Peer-to-Peer Lending vs Family Loans

Peer-to-peer lending is a type of lending that takes place between two individuals and does not involve any type of financial institution in the process. Most of the time, the individuals are not familiar with each other before the loan is initiated. Family loans are a type of loan in which an individual borrows money from a family member. Many times, this type of loan will be utilized in order to help come up with the money that is needed for the down payment on a house, or to start a business. While both of these options involve borrowing money from another individual, there are a few key differences between them. Here are a few things to consider about peer-to-peer lending and family loans.


One of the big differences between peer-to-peer lending and family loans is the level of formality of each loan. Peer-to-peer lending tends to be a little bit more formal than family loans. With peer-to-peer lending, you will basically be entering into a contract with another individual to pay them a certain amount of money, based on a specific interest rate. Many times, you will go through a peer-to-peer lending service in order to set up the loan.

Family loans are usually a very informal process. Many times, family loans are not even written down on paper. Often, a family loan agreement takes place between individuals who are very familiar with each other and trust each other completely. When this happens, it takes place in a very informal environment.

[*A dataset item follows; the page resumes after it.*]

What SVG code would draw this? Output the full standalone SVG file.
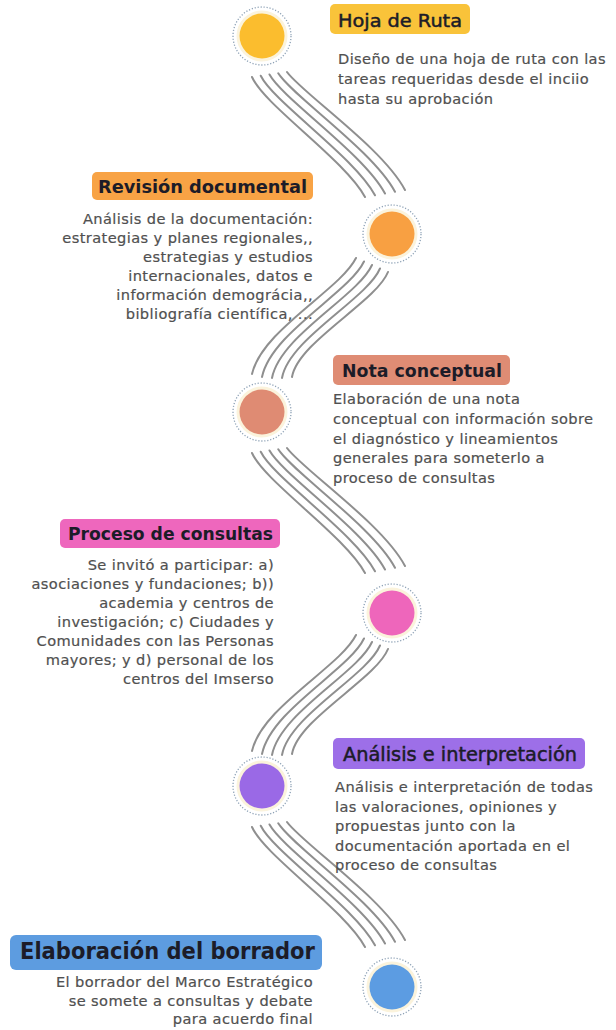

Peer-To-Peer Lending Service

With peer-to-peer lending, there is a good chance that you will utilize one of the many peer-to-peer lending websites online. You will basically request for a loan on the website, and lenders will be able to bid on it. The lender that offers the lowest interest rate will offer you the money. In most cases, the money will then be automatically transferred to your bank account and payments will be transferred out of your bank account to the lender every month. You will also have to pay the peer-to-peer lending service a certain amount of money for handling this process.

Interest Rates

Another difference between these two types of lending is in the interest rate that you can secure. Most of the time, peer-to-peer lending interest rates will be higher than what you can get from a family loan. In many cases, when a family member lends you money, they are not trying to make a large return on their investment. They usually just want to help you.  With a peer-to-peer lending situation, the lender is only interested in making a profit on their investment. This means that they will typically charge you a higher amount of interest for the money that you need to borrow.